• What to produce: Transcribe every line exactly. Leave the pictures behind.

──────────

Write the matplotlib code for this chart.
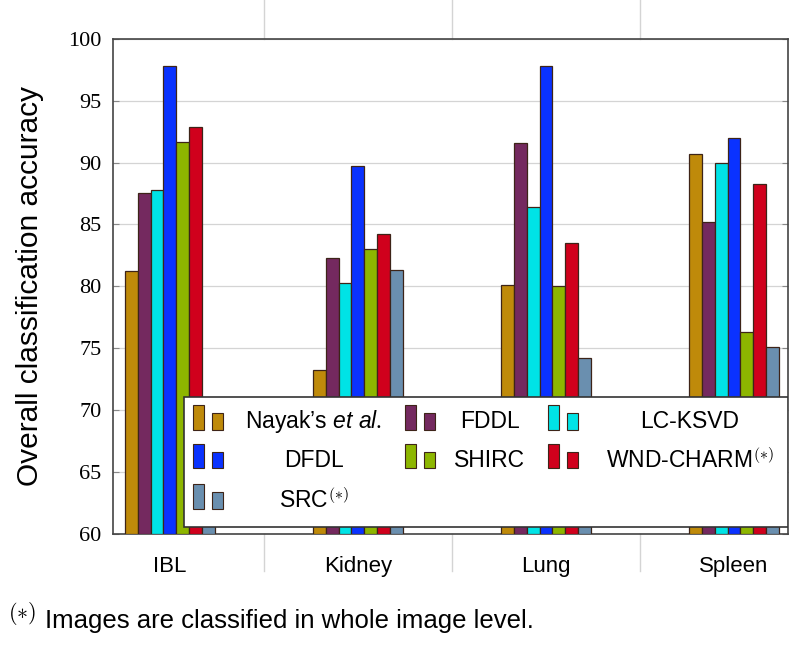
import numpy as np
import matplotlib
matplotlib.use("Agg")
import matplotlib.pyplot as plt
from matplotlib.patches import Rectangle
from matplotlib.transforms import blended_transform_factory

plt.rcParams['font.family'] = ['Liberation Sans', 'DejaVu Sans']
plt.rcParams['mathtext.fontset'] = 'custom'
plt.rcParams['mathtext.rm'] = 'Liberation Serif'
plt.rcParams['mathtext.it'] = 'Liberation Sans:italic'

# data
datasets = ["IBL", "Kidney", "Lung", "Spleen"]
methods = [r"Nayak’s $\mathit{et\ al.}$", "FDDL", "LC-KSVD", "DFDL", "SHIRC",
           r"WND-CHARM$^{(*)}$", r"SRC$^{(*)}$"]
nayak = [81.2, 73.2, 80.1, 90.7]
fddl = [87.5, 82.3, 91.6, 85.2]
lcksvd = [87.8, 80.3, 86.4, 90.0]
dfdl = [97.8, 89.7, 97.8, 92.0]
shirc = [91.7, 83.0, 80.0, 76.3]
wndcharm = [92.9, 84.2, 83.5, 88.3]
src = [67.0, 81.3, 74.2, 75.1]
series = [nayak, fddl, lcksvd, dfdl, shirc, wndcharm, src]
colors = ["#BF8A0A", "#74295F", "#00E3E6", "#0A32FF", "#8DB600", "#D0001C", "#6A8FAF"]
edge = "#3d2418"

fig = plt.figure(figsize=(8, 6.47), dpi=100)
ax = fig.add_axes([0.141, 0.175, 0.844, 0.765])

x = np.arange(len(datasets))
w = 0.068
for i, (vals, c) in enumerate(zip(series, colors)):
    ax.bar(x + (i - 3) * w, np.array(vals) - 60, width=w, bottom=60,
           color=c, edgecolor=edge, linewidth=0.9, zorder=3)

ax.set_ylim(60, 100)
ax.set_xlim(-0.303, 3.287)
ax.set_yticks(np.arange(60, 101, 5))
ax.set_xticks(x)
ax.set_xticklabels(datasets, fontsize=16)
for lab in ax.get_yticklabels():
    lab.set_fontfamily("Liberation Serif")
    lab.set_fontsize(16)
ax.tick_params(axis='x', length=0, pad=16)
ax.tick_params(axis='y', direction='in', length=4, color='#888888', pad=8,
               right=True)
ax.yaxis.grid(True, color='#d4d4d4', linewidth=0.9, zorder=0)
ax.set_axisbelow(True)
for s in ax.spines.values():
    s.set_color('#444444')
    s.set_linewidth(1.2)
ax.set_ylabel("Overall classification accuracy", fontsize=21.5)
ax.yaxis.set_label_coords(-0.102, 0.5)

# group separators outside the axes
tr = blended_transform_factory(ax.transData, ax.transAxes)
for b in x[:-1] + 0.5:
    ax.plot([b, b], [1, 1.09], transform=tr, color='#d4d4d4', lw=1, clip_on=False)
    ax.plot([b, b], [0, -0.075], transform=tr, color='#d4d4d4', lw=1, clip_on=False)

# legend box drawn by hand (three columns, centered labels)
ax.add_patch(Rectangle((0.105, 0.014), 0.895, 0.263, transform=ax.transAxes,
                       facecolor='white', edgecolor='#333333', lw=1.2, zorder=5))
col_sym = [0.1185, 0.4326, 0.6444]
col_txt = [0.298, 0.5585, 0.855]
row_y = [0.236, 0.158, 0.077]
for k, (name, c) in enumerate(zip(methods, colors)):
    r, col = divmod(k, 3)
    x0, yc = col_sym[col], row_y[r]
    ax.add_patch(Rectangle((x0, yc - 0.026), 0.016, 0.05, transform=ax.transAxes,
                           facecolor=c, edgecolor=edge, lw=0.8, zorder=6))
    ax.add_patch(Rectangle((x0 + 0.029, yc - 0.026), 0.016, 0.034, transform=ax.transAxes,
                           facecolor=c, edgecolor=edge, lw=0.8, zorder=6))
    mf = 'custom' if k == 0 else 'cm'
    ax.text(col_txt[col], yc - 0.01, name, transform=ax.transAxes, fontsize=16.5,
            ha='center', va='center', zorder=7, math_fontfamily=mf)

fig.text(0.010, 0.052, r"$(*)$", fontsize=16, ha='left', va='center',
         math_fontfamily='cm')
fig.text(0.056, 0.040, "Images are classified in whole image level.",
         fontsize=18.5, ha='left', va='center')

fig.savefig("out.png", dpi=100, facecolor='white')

──────────

• Task output:
Write the matplotlib code for this chart.
import numpy as np
import matplotlib
matplotlib.use("Agg")
import matplotlib.pyplot as plt
from matplotlib.patches import Rectangle
from matplotlib.transforms import blended_transform_factory

plt.rcParams['font.family'] = ['Liberation Sans', 'DejaVu Sans']
plt.rcParams['mathtext.fontset'] = 'custom'
plt.rcParams['mathtext.rm'] = 'Liberation Serif'
plt.rcParams['mathtext.it'] = 'Liberation Sans:italic'

# data
datasets = ["IBL", "Kidney", "Lung", "Spleen"]
methods = [r"Nayak’s $\mathit{et\ al.}$", "FDDL", "LC-KSVD", "DFDL", "SHIRC",
           r"WND-CHARM$^{(*)}$", r"SRC$^{(*)}$"]
nayak = [81.2, 73.2, 80.1, 90.7]
fddl = [87.5, 82.3, 91.6, 85.2]
lcksvd = [87.8, 80.3, 86.4, 90.0]
dfdl = [97.8, 89.7, 97.8, 92.0]
shirc = [91.7, 83.0, 80.0, 76.3]
wndcharm = [92.9, 84.2, 83.5, 88.3]
src = [67.0, 81.3, 74.2, 75.1]
series = [nayak, fddl, lcksvd, dfdl, shirc, wndcharm, src]
colors = ["#BF8A0A", "#74295F", "#00E3E6", "#0A32FF", "#8DB600", "#D0001C", "#6A8FAF"]
edge = "#3d2418"

fig = plt.figure(figsize=(8, 6.47), dpi=100)
ax = fig.add_axes([0.141, 0.175, 0.844, 0.765])

x = np.arange(len(datasets))
w = 0.068
for i, (vals, c) in enumerate(zip(series, colors)):
    ax.bar(x + (i - 3) * w, np.array(vals) - 60, width=w, bottom=60,
           color=c, edgecolor=edge, linewidth=0.9, zorder=3)

ax.set_ylim(60, 100)
ax.set_xlim(-0.303, 3.287)
ax.set_yticks(np.arange(60, 101, 5))
ax.set_xticks(x)
ax.set_xticklabels(datasets, fontsize=16)
for lab in ax.get_yticklabels():
    lab.set_fontfamily("Liberation Serif")
    lab.set_fontsize(16)
ax.tick_params(axis='x', length=0, pad=16)
ax.tick_params(axis='y', direction='in', length=4, color='#888888', pad=8,
               right=True)
ax.yaxis.grid(True, color='#d4d4d4', linewidth=0.9, zorder=0)
ax.set_axisbelow(True)
for s in ax.spines.values():
    s.set_color('#444444')
    s.set_linewidth(1.2)
ax.set_ylabel("Overall classification accuracy", fontsize=21.5)
ax.yaxis.set_label_coords(-0.102, 0.5)

# group separators outside the axes
tr = blended_transform_factory(ax.transData, ax.transAxes)
for b in x[:-1] + 0.5:
    ax.plot([b, b], [1, 1.09], transform=tr, color='#d4d4d4', lw=1, clip_on=False)
    ax.plot([b, b], [0, -0.075], transform=tr, color='#d4d4d4', lw=1, clip_on=False)

# legend box drawn by hand (three columns, centered labels)
ax.add_patch(Rectangle((0.105, 0.014), 0.895, 0.263, transform=ax.transAxes,
                       facecolor='white', edgecolor='#333333', lw=1.2, zorder=5))
col_sym = [0.1185, 0.4326, 0.6444]
col_txt = [0.298, 0.5585, 0.855]
row_y = [0.236, 0.158, 0.077]
for k, (name, c) in enumerate(zip(methods, colors)):
    r, col = divmod(k, 3)
    x0, yc = col_sym[col], row_y[r]
    ax.add_patch(Rectangle((x0, yc - 0.026), 0.016, 0.05, transform=ax.transAxes,
                           facecolor=c, edgecolor=edge, lw=0.8, zorder=6))
    ax.add_patch(Rectangle((x0 + 0.029, yc - 0.026), 0.016, 0.034, transform=ax.transAxes,
                           facecolor=c, edgecolor=edge, lw=0.8, zorder=6))
    mf = 'custom' if k == 0 else 'cm'
    ax.text(col_txt[col], yc - 0.01, name, transform=ax.transAxes, fontsize=16.5,
            ha='center', va='center', zorder=7, math_fontfamily=mf)

fig.text(0.010, 0.052, r"$(*)$", fontsize=16, ha='left', va='center',
         math_fontfamily='cm')
fig.text(0.056, 0.040, "Images are classified in whole image level.",
         fontsize=18.5, ha='left', va='center')

fig.savefig("out.png", dpi=100, facecolor='white')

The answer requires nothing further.